** Start THE INPUT **

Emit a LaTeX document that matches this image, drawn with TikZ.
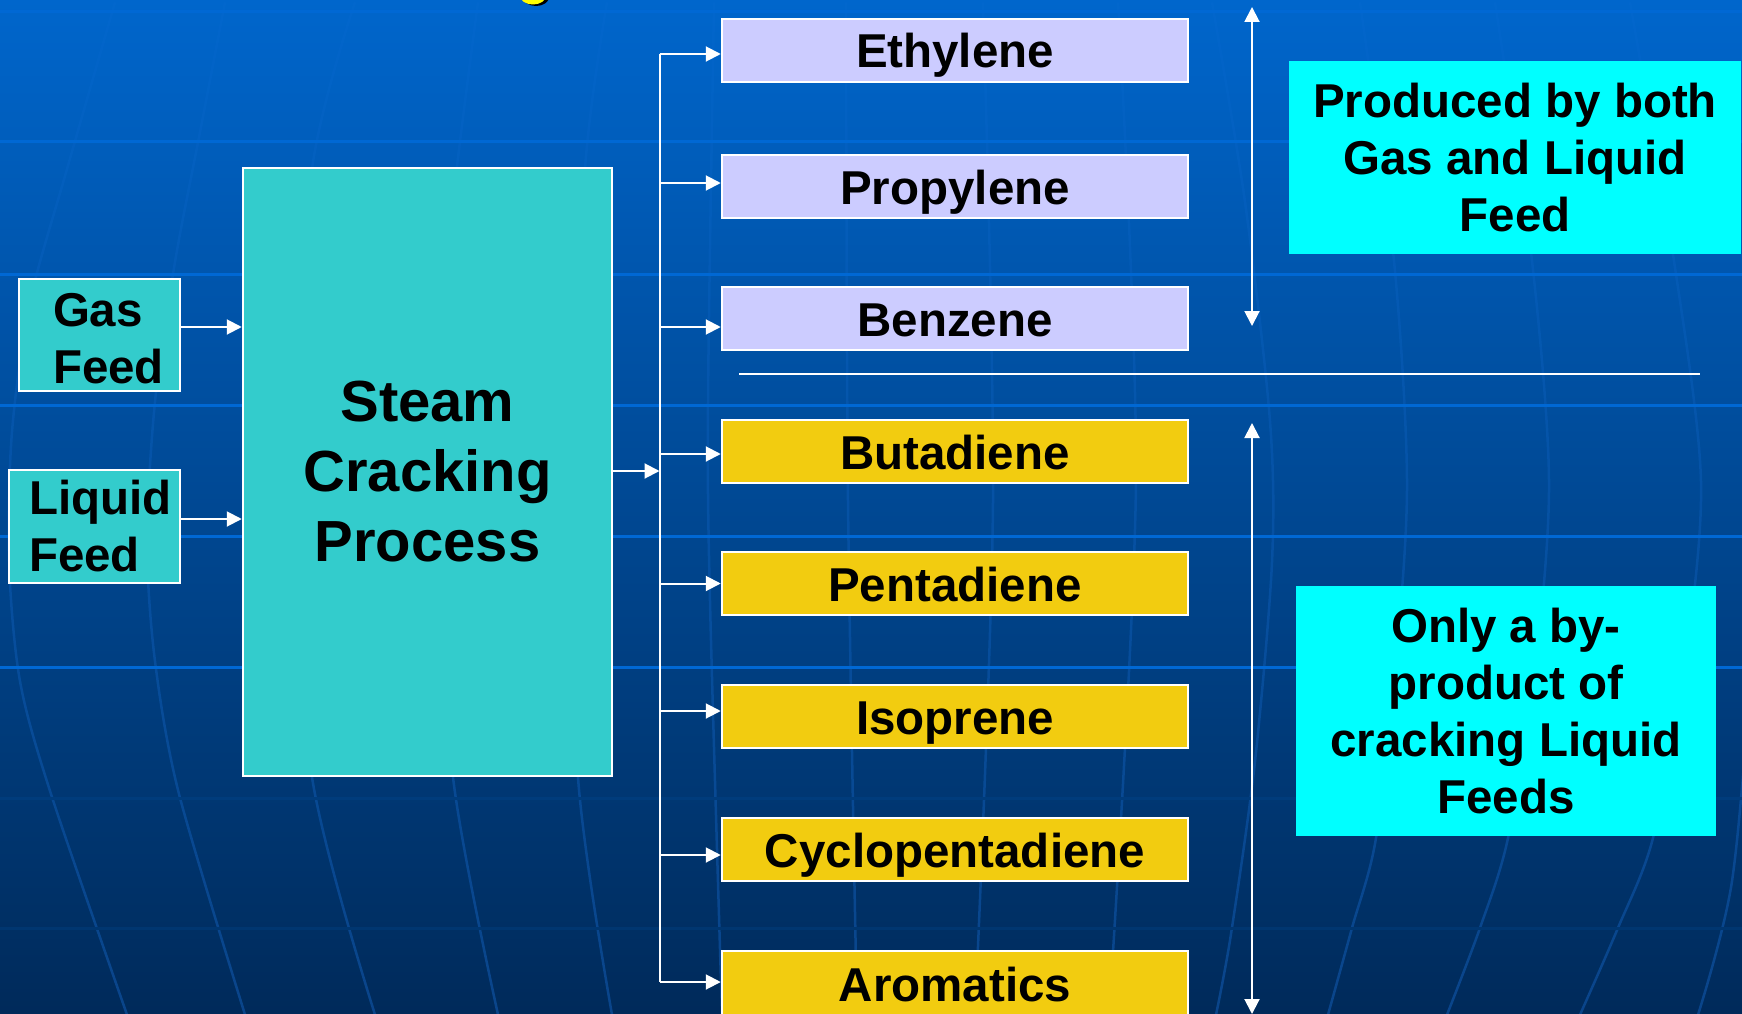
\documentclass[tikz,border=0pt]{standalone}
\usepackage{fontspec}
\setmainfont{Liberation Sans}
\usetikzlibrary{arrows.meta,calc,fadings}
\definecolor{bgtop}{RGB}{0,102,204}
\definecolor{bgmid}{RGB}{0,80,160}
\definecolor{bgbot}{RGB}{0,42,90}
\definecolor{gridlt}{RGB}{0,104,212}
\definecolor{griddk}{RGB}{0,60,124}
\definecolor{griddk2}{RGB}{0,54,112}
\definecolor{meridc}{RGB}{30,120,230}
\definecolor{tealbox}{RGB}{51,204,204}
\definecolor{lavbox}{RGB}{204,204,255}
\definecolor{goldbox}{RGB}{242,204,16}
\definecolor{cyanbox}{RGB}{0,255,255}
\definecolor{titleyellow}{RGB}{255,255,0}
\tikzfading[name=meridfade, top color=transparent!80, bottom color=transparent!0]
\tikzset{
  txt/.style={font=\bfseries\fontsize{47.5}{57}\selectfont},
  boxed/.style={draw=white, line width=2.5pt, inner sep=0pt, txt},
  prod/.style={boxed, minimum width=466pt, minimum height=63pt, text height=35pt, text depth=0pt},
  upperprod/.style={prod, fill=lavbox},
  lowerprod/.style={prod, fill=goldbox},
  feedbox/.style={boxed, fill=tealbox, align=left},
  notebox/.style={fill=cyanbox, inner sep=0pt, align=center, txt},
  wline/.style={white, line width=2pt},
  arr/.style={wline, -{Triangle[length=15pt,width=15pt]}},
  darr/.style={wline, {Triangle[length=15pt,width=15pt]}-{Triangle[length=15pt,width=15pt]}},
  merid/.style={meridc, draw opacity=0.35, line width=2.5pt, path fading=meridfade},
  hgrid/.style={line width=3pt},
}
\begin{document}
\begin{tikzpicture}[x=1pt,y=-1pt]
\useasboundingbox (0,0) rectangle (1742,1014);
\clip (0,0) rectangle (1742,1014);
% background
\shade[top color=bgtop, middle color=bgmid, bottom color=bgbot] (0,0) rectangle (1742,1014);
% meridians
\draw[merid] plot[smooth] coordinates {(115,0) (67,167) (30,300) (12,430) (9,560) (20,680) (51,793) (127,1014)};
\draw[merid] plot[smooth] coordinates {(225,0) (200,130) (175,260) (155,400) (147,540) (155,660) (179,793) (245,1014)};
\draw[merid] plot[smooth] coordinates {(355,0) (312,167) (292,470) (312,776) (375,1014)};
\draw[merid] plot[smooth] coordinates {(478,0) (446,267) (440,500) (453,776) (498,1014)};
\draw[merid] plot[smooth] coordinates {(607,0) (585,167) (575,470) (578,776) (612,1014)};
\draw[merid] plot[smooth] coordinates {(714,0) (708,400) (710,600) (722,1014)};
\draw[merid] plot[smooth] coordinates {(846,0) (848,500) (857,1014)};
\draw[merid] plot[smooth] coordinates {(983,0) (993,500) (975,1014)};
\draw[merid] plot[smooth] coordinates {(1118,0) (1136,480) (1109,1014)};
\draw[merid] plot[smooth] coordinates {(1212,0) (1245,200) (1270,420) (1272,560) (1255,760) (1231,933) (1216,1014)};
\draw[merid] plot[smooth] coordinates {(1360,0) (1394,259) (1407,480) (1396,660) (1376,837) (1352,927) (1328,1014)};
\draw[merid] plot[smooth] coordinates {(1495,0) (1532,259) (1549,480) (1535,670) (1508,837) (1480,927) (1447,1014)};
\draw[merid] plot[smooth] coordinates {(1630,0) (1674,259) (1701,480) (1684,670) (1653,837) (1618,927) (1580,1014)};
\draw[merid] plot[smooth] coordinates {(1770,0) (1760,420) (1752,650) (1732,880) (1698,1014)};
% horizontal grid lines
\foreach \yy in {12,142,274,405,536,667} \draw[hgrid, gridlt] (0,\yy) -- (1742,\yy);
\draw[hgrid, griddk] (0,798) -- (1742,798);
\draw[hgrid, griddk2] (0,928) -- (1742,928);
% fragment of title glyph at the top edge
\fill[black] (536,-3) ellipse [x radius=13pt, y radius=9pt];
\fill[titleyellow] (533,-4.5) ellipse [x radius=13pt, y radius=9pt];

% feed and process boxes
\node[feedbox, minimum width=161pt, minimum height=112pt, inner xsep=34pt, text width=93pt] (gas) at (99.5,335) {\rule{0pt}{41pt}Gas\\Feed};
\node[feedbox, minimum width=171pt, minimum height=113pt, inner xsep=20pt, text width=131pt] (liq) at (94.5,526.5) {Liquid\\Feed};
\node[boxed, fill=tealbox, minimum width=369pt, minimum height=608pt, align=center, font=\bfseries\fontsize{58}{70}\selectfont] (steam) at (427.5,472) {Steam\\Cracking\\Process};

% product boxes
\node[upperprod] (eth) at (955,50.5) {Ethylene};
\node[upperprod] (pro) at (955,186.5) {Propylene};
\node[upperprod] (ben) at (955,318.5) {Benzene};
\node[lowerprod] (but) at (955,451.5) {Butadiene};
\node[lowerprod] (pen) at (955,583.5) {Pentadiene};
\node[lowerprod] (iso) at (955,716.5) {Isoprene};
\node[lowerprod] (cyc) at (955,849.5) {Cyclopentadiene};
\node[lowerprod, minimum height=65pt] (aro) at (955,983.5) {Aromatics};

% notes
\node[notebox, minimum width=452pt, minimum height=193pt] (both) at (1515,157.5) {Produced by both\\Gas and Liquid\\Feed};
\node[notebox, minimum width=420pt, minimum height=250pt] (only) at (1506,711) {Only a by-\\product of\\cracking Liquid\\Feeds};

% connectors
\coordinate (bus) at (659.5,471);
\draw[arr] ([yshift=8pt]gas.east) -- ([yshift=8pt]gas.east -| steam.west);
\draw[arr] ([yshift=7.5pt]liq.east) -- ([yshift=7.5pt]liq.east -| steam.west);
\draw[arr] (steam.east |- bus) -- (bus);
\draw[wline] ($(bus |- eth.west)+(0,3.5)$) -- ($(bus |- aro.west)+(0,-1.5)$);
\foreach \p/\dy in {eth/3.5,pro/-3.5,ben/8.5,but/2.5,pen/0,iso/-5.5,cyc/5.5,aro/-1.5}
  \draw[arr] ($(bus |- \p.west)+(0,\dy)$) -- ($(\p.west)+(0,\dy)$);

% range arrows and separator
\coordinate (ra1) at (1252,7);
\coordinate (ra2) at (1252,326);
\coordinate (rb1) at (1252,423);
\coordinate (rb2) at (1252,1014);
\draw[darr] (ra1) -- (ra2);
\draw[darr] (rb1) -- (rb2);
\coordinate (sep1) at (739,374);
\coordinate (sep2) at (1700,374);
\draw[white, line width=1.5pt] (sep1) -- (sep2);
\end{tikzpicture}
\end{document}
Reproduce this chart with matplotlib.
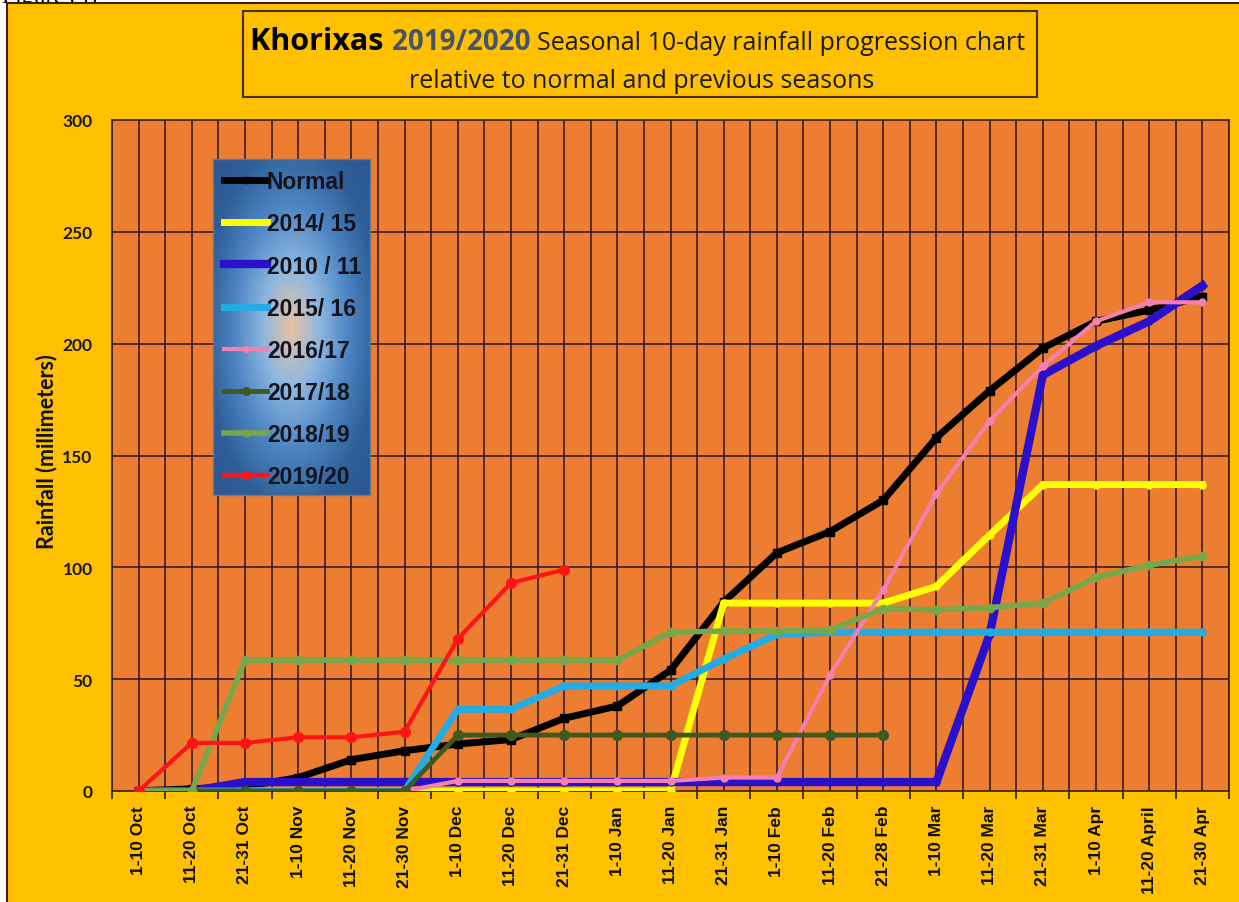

** End THE INPUT **

■ TASK REQUIREMENTS
Output a faithful copy of the data, with each picture left out.

■ FULL ANSWER
Emit a LaTeX document that matches this image, drawn with TikZ.
\documentclass[tikz,border=0pt]{standalone}
\usepackage{fontspec}
\setmainfont{Liberation Sans}
\usetikzlibrary{arrows.meta,calc,fadings}
\definecolor{bgtop}{RGB}{0,102,204}
\definecolor{bgmid}{RGB}{0,80,160}
\definecolor{bgbot}{RGB}{0,42,90}
\definecolor{gridlt}{RGB}{0,104,212}
\definecolor{griddk}{RGB}{0,60,124}
\definecolor{griddk2}{RGB}{0,54,112}
\definecolor{meridc}{RGB}{30,120,230}
\definecolor{tealbox}{RGB}{51,204,204}
\definecolor{lavbox}{RGB}{204,204,255}
\definecolor{goldbox}{RGB}{242,204,16}
\definecolor{cyanbox}{RGB}{0,255,255}
\definecolor{titleyellow}{RGB}{255,255,0}
\tikzfading[name=meridfade, top color=transparent!80, bottom color=transparent!0]
\tikzset{
  txt/.style={font=\bfseries\fontsize{47.5}{57}\selectfont},
  boxed/.style={draw=white, line width=2.5pt, inner sep=0pt, txt},
  prod/.style={boxed, minimum width=466pt, minimum height=63pt, text height=35pt, text depth=0pt},
  upperprod/.style={prod, fill=lavbox},
  lowerprod/.style={prod, fill=goldbox},
  feedbox/.style={boxed, fill=tealbox, align=left},
  notebox/.style={fill=cyanbox, inner sep=0pt, align=center, txt},
  wline/.style={white, line width=2pt},
  arr/.style={wline, -{Triangle[length=15pt,width=15pt]}},
  darr/.style={wline, {Triangle[length=15pt,width=15pt]}-{Triangle[length=15pt,width=15pt]}},
  merid/.style={meridc, draw opacity=0.35, line width=2.5pt, path fading=meridfade},
  hgrid/.style={line width=3pt},
}
\begin{document}
\begin{tikzpicture}[x=1pt,y=-1pt]
\useasboundingbox (0,0) rectangle (1742,1014);
\clip (0,0) rectangle (1742,1014);
% background
\shade[top color=bgtop, middle color=bgmid, bottom color=bgbot] (0,0) rectangle (1742,1014);
% meridians
\draw[merid] plot[smooth] coordinates {(115,0) (67,167) (30,300) (12,430) (9,560) (20,680) (51,793) (127,1014)};
\draw[merid] plot[smooth] coordinates {(225,0) (200,130) (175,260) (155,400) (147,540) (155,660) (179,793) (245,1014)};
\draw[merid] plot[smooth] coordinates {(355,0) (312,167) (292,470) (312,776) (375,1014)};
\draw[merid] plot[smooth] coordinates {(478,0) (446,267) (440,500) (453,776) (498,1014)};
\draw[merid] plot[smooth] coordinates {(607,0) (585,167) (575,470) (578,776) (612,1014)};
\draw[merid] plot[smooth] coordinates {(714,0) (708,400) (710,600) (722,1014)};
\draw[merid] plot[smooth] coordinates {(846,0) (848,500) (857,1014)};
\draw[merid] plot[smooth] coordinates {(983,0) (993,500) (975,1014)};
\draw[merid] plot[smooth] coordinates {(1118,0) (1136,480) (1109,1014)};
\draw[merid] plot[smooth] coordinates {(1212,0) (1245,200) (1270,420) (1272,560) (1255,760) (1231,933) (1216,1014)};
\draw[merid] plot[smooth] coordinates {(1360,0) (1394,259) (1407,480) (1396,660) (1376,837) (1352,927) (1328,1014)};
\draw[merid] plot[smooth] coordinates {(1495,0) (1532,259) (1549,480) (1535,670) (1508,837) (1480,927) (1447,1014)};
\draw[merid] plot[smooth] coordinates {(1630,0) (1674,259) (1701,480) (1684,670) (1653,837) (1618,927) (1580,1014)};
\draw[merid] plot[smooth] coordinates {(1770,0) (1760,420) (1752,650) (1732,880) (1698,1014)};
% horizontal grid lines
\foreach \yy in {12,142,274,405,536,667} \draw[hgrid, gridlt] (0,\yy) -- (1742,\yy);
\draw[hgrid, griddk] (0,798) -- (1742,798);
\draw[hgrid, griddk2] (0,928) -- (1742,928);
% fragment of title glyph at the top edge
\fill[black] (536,-3) ellipse [x radius=13pt, y radius=9pt];
\fill[titleyellow] (533,-4.5) ellipse [x radius=13pt, y radius=9pt];

% feed and process boxes
\node[feedbox, minimum width=161pt, minimum height=112pt, inner xsep=34pt, text width=93pt] (gas) at (99.5,335) {\rule{0pt}{41pt}Gas\\Feed};
\node[feedbox, minimum width=171pt, minimum height=113pt, inner xsep=20pt, text width=131pt] (liq) at (94.5,526.5) {Liquid\\Feed};
\node[boxed, fill=tealbox, minimum width=369pt, minimum height=608pt, align=center, font=\bfseries\fontsize{58}{70}\selectfont] (steam) at (427.5,472) {Steam\\Cracking\\Process};

% product boxes
\node[upperprod] (eth) at (955,50.5) {Ethylene};
\node[upperprod] (pro) at (955,186.5) {Propylene};
\node[upperprod] (ben) at (955,318.5) {Benzene};
\node[lowerprod] (but) at (955,451.5) {Butadiene};
\node[lowerprod] (pen) at (955,583.5) {Pentadiene};
\node[lowerprod] (iso) at (955,716.5) {Isoprene};
\node[lowerprod] (cyc) at (955,849.5) {Cyclopentadiene};
\node[lowerprod, minimum height=65pt] (aro) at (955,983.5) {Aromatics};

% notes
\node[notebox, minimum width=452pt, minimum height=193pt] (both) at (1515,157.5) {Produced by both\\Gas and Liquid\\Feed};
\node[notebox, minimum width=420pt, minimum height=250pt] (only) at (1506,711) {Only a by-\\product of\\cracking Liquid\\Feeds};

% connectors
\coordinate (bus) at (659.5,471);
\draw[arr] ([yshift=8pt]gas.east) -- ([yshift=8pt]gas.east -| steam.west);
\draw[arr] ([yshift=7.5pt]liq.east) -- ([yshift=7.5pt]liq.east -| steam.west);
\draw[arr] (steam.east |- bus) -- (bus);
\draw[wline] ($(bus |- eth.west)+(0,3.5)$) -- ($(bus |- aro.west)+(0,-1.5)$);
\foreach \p/\dy in {eth/3.5,pro/-3.5,ben/8.5,but/2.5,pen/0,iso/-5.5,cyc/5.5,aro/-1.5}
  \draw[arr] ($(bus |- \p.west)+(0,\dy)$) -- ($(\p.west)+(0,\dy)$);

% range arrows and separator
\coordinate (ra1) at (1252,7);
\coordinate (ra2) at (1252,326);
\coordinate (rb1) at (1252,423);
\coordinate (rb2) at (1252,1014);
\draw[darr] (ra1) -- (ra2);
\draw[darr] (rb1) -- (rb2);
\coordinate (sep1) at (739,374);
\coordinate (sep2) at (1700,374);
\draw[white, line width=1.5pt] (sep1) -- (sep2);
\end{tikzpicture}
\end{document}
Reproduce this chart with matplotlib.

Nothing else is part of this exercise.